The librarian was all business now. "We have all sorts of resources that could help her out with that," she said, wandering off to collect some of them.
Thus Angel and Cordelia became part of the extended family of the library--the children who followed Naomi around begging for stories, adolescents with crushes on Martin, parents who knew that the branch was the safest place for their children until they finished work and could collect them, older "regulars" who had been reading their papers and exchanging gossip there for years. Angel found himself helping kids with their math homework, and aiding Aaron in an extra-credit design for a medieval European village. Cordelia and Tamar, with an audience of envious young girls, followed the directions in a book and French-braided each other's long hair. And the days grew even shorter.
One Thursday, shortly before the library closed for the night, Naomi issued them an invitation.
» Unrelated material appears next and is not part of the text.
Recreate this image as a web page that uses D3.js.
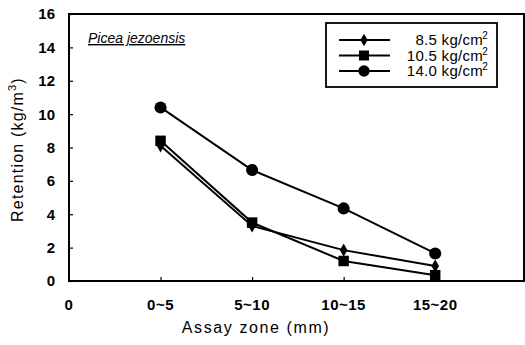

"Jake and I are having our annual Chanukah party this Sunday evening. I hope you two can come. It's a large and interesting mix of people, and we always have enough food for several armies."
"Well, I'm not sure--" Angel and Cordelia both began to decline, but Martin and the other members of the library staff encouraged them to attend.
"It's a tradition," Martin said. "Best party in town, and you know I'm a party animal. You're gonna love it."
"We have friends, relatives, people from here, and from the kids' music school, and Jake's colleagues and medical residents," Naomi looked at Cordelia when she said this.
"Medical residents? Doctors? Guys?" Cordelia asked.
"They'll be in need of some of their skills when they meet you," Naomi assured her. "You'll have them gasping for breath."
"And if you're not looking for a date, the latkes are fine, and you'll want to see the magic in my fingers when it comes to spinning a dreidel," Martin said dryly.
Angel and Cordelia exchanged confused looks.
"I'm not sure about the latkes," Angel said, "but I think a dreidel is a four-sided top, used in a game of chance."
"Well, duh. Everyone knows that," Cordelia told him. "You know, from the song."
"Well, duh. I don't think I ever learned that particular song."
Angel felt a small hand slip through his, and looked down at Tamar. "Latkes are potato pancakes," she said. "And the song is stupid. I'll teach you how to play dreidel."
"Now there's an offer I can't refuse," he smiled at her, amused to see she was blushing.
Later that night, in his apartment, he finished the book he'd borrowed from Naomi. As he read of an encounter with a vampire, from Tamara Perlmutter's point of view, Angel had to wonder if the circles of his existence were broadening--or were they closing in on him?